» **Data segment**
────────────────────────────────────────
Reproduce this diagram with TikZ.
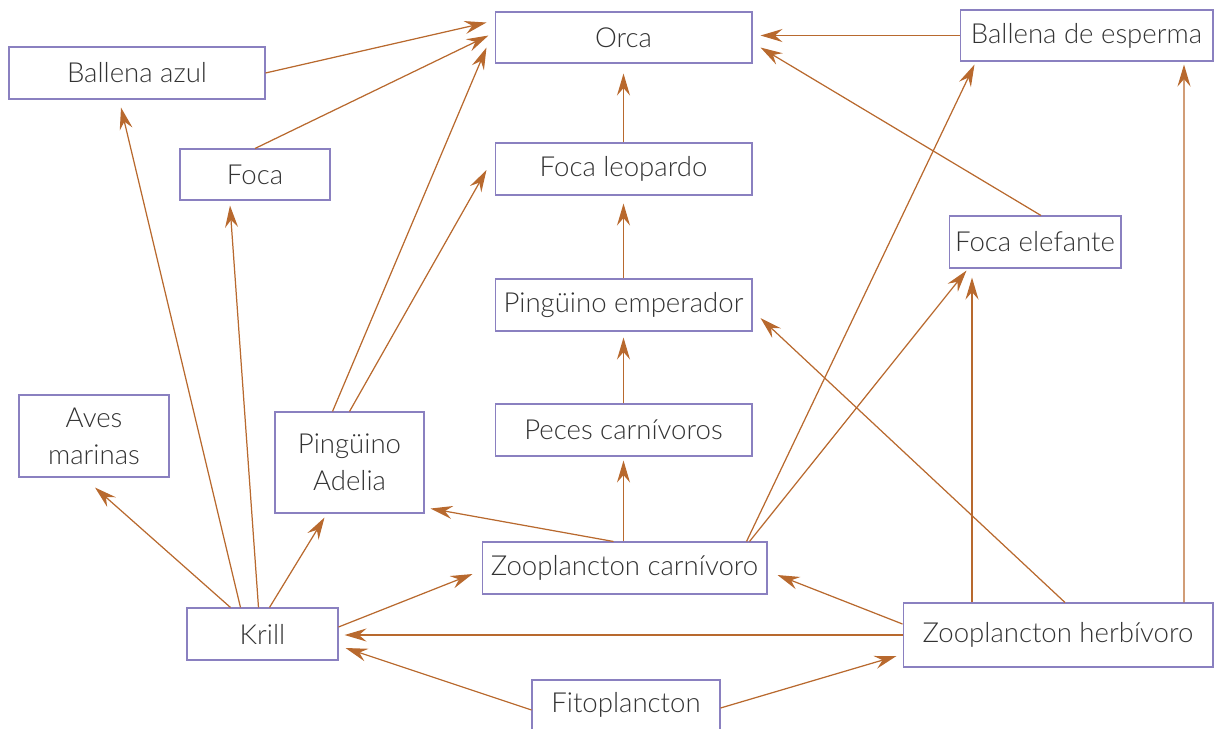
\documentclass[tikz,border=0pt]{standalone}
\usepackage{fontspec}
\setmainfont{Lato}[UprightFont={* Light}]
\usepackage{tikz}
\usetikzlibrary{arrows.meta,calc}
\definecolor{boxline}{HTML}{8A80C0}
\definecolor{arrline}{HTML}{B8692E}
\definecolor{txt}{HTML}{333333}

\begin{document}
\begin{tikzpicture}[x=0.02cm,y=-0.02cm,
  box/.style={draw=boxline,line width=0.6pt,fill=white,text=txt,align=center,
    inner sep=0pt,font=\fontsize{15.7}{21}\selectfont},
  feed/.style={draw=arrline,line width=0.7pt,-{Stealth[length=4.4mm,width=2.6mm,inset=1.5mm]}}]
\useasboundingbox (0,0) rectangle (1214,728);
\node[box,minimum width=5.14cm,minimum height=1.02cm] (orca) at (623.5,37.5) {Orca};
\node[box,minimum width=5.06cm,minimum height=1.02cm] (esperma) at (1086.5,35.5) {Ballena de esperma};
\node[box,minimum width=5.12cm,minimum height=1.04cm] (azul) at (137,73) {Ballena azul};
\node[box,minimum width=3.0cm,minimum height=1.02cm] (foca) at (255,174.5) {Foca};
\node[box,minimum width=5.14cm,minimum height=1.04cm] (leopardo) at (623.5,169) {Foca leopardo};
\node[box,minimum width=3.44cm,minimum height=1.04cm] (elefante) at (1035,242) {Foca elefante};
\node[box,minimum width=5.14cm,minimum height=1.04cm] (emperador) at (623.5,305) {Pingüino emperador};
\node[box,minimum width=3.0cm,minimum height=1.64cm] (aves) at (94,436) {Aves\\marinas};
\node[box,minimum width=2.98cm,minimum height=2.02cm] (adelia) at (349.5,462.5) {Pingüino\\Adelia};
\node[box,minimum width=5.14cm,minimum height=1.04cm] (peces) at (623.5,430) {Peces carnívoros};
\node[box,minimum width=5.7cm,minimum height=1.04cm] (zc) at (624.5,568) {Zooplancton carnívoro};
\node[box,minimum width=3.02cm,minimum height=1.04cm] (krill) at (262.5,634) {Krill};
\node[box,minimum width=6.2cm,minimum height=1.28cm] (zh) at (1058,635) {Zooplancton herbívoro};
\node[box,minimum width=3.76cm,minimum height=1.0cm] (fito) at (626,705) {Fitoplancton};

% to the orca
\draw[feed] (azul.east) -- ($(orca.west)+(-8,-15)$);
\draw[feed] (foca.north) -- ($(orca.west)+(-6,-2)$);
\draw[feed] ($(adelia.north)+(-17,0)$) -- ($(orca.west)+(-8,10)$);
\draw[feed] (leopardo.north) -- ($(orca.south)+(0,10)$);
\draw[feed] (esperma.west) -- ($(orca.east)+(8,-2)$);
\draw[feed] ($(elefante.north)+(6,0)$) -- ($(orca.east)+(8,10)$);
% middle column
\draw[feed] (adelia.north) -- ($(leopardo.west)+(-8,1)$);
\draw[feed] (emperador.north) -- ($(leopardo.south)+(0,8)$);
\draw[feed] (peces.north) -- ($(emperador.south)+(0,6)$);
\draw[feed] ($(zc.north)+(-1,0)$) -- ($(peces.south)+(0,4)$);
\draw[feed] ($(zc.north)+(-11,0)$) -- ($(adelia.south east)+(6,-5)$);
\draw[feed] ($(zc.north)+(122,0)$) -- ($(esperma.south west)+(15,3)$);
\draw[feed] ($(zc.north)+(125,0)$) -- ($(elefante.south west)+(18,2)$);
% zooplancton herbivoro
\draw[feed] ($(zh.north)+(7,0)$) -- ($(emperador.east)+(8,13)$);
\draw[feed] ($(zh.north)+(-86,0)$) -- ($(elefante.south)+(-63,9)$);
\draw[feed] ($(zh.north)+(126,0)$) -- ($(esperma.south)+(97.5,3)$);
\draw[feed] ($(zh.west)+(0,-11)$) -- ($(zc.east)+(10,7)$);
\draw[feed] (zh.west) -- ($(krill.east)+(6,1)$);
% krill
\draw[feed] ($(krill.north)+(-22,0)$) -- ($(azul.south)+(-16,8)$);
\draw[feed] ($(krill.north)+(-4,0)$) -- ($(foca.south)+(-25,5)$);
\draw[feed] ($(krill.north)+(-32,0)$) -- ($(aves.south)+(1,10)$);
\draw[feed] ($(krill.north)+(7,0)$) -- ($(adelia.south)+(-25,4)$);
\draw[feed] ($(krill.east)+(0,-7)$) -- ($(zc.west)+(-9,6)$);
% fitoplancton
\draw[feed] ($(fito.west)+(0,5)$) -- ($(krill.east)+(7,14)$);
\draw[feed] ($(fito.east)+(0,3)$) -- ($(zh.west)+(-6,21)$);
\end{tikzpicture}
\end{document}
────────────────────────────────────────
» **What needs to be done**
Print the full listing exactly, dropping the pictures.

» **Task response**
Reproduce this diagram with TikZ.
\documentclass[tikz,border=0pt]{standalone}
\usepackage{fontspec}
\setmainfont{Lato}[UprightFont={* Light}]
\usepackage{tikz}
\usetikzlibrary{arrows.meta,calc}
\definecolor{boxline}{HTML}{8A80C0}
\definecolor{arrline}{HTML}{B8692E}
\definecolor{txt}{HTML}{333333}

\begin{document}
\begin{tikzpicture}[x=0.02cm,y=-0.02cm,
  box/.style={draw=boxline,line width=0.6pt,fill=white,text=txt,align=center,
    inner sep=0pt,font=\fontsize{15.7}{21}\selectfont},
  feed/.style={draw=arrline,line width=0.7pt,-{Stealth[length=4.4mm,width=2.6mm,inset=1.5mm]}}]
\useasboundingbox (0,0) rectangle (1214,728);
\node[box,minimum width=5.14cm,minimum height=1.02cm] (orca) at (623.5,37.5) {Orca};
\node[box,minimum width=5.06cm,minimum height=1.02cm] (esperma) at (1086.5,35.5) {Ballena de esperma};
\node[box,minimum width=5.12cm,minimum height=1.04cm] (azul) at (137,73) {Ballena azul};
\node[box,minimum width=3.0cm,minimum height=1.02cm] (foca) at (255,174.5) {Foca};
\node[box,minimum width=5.14cm,minimum height=1.04cm] (leopardo) at (623.5,169) {Foca leopardo};
\node[box,minimum width=3.44cm,minimum height=1.04cm] (elefante) at (1035,242) {Foca elefante};
\node[box,minimum width=5.14cm,minimum height=1.04cm] (emperador) at (623.5,305) {Pingüino emperador};
\node[box,minimum width=3.0cm,minimum height=1.64cm] (aves) at (94,436) {Aves\\marinas};
\node[box,minimum width=2.98cm,minimum height=2.02cm] (adelia) at (349.5,462.5) {Pingüino\\Adelia};
\node[box,minimum width=5.14cm,minimum height=1.04cm] (peces) at (623.5,430) {Peces carnívoros};
\node[box,minimum width=5.7cm,minimum height=1.04cm] (zc) at (624.5,568) {Zooplancton carnívoro};
\node[box,minimum width=3.02cm,minimum height=1.04cm] (krill) at (262.5,634) {Krill};
\node[box,minimum width=6.2cm,minimum height=1.28cm] (zh) at (1058,635) {Zooplancton herbívoro};
\node[box,minimum width=3.76cm,minimum height=1.0cm] (fito) at (626,705) {Fitoplancton};

% to the orca
\draw[feed] (azul.east) -- ($(orca.west)+(-8,-15)$);
\draw[feed] (foca.north) -- ($(orca.west)+(-6,-2)$);
\draw[feed] ($(adelia.north)+(-17,0)$) -- ($(orca.west)+(-8,10)$);
\draw[feed] (leopardo.north) -- ($(orca.south)+(0,10)$);
\draw[feed] (esperma.west) -- ($(orca.east)+(8,-2)$);
\draw[feed] ($(elefante.north)+(6,0)$) -- ($(orca.east)+(8,10)$);
% middle column
\draw[feed] (adelia.north) -- ($(leopardo.west)+(-8,1)$);
\draw[feed] (emperador.north) -- ($(leopardo.south)+(0,8)$);
\draw[feed] (peces.north) -- ($(emperador.south)+(0,6)$);
\draw[feed] ($(zc.north)+(-1,0)$) -- ($(peces.south)+(0,4)$);
\draw[feed] ($(zc.north)+(-11,0)$) -- ($(adelia.south east)+(6,-5)$);
\draw[feed] ($(zc.north)+(122,0)$) -- ($(esperma.south west)+(15,3)$);
\draw[feed] ($(zc.north)+(125,0)$) -- ($(elefante.south west)+(18,2)$);
% zooplancton herbivoro
\draw[feed] ($(zh.north)+(7,0)$) -- ($(emperador.east)+(8,13)$);
\draw[feed] ($(zh.north)+(-86,0)$) -- ($(elefante.south)+(-63,9)$);
\draw[feed] ($(zh.north)+(126,0)$) -- ($(esperma.south)+(97.5,3)$);
\draw[feed] ($(zh.west)+(0,-11)$) -- ($(zc.east)+(10,7)$);
\draw[feed] (zh.west) -- ($(krill.east)+(6,1)$);
% krill
\draw[feed] ($(krill.north)+(-22,0)$) -- ($(azul.south)+(-16,8)$);
\draw[feed] ($(krill.north)+(-4,0)$) -- ($(foca.south)+(-25,5)$);
\draw[feed] ($(krill.north)+(-32,0)$) -- ($(aves.south)+(1,10)$);
\draw[feed] ($(krill.north)+(7,0)$) -- ($(adelia.south)+(-25,4)$);
\draw[feed] ($(krill.east)+(0,-7)$) -- ($(zc.west)+(-9,6)$);
% fitoplancton
\draw[feed] ($(fito.west)+(0,5)$) -- ($(krill.east)+(7,14)$);
\draw[feed] ($(fito.east)+(0,3)$) -- ($(zh.west)+(-6,21)$);
\end{tikzpicture}
\end{document}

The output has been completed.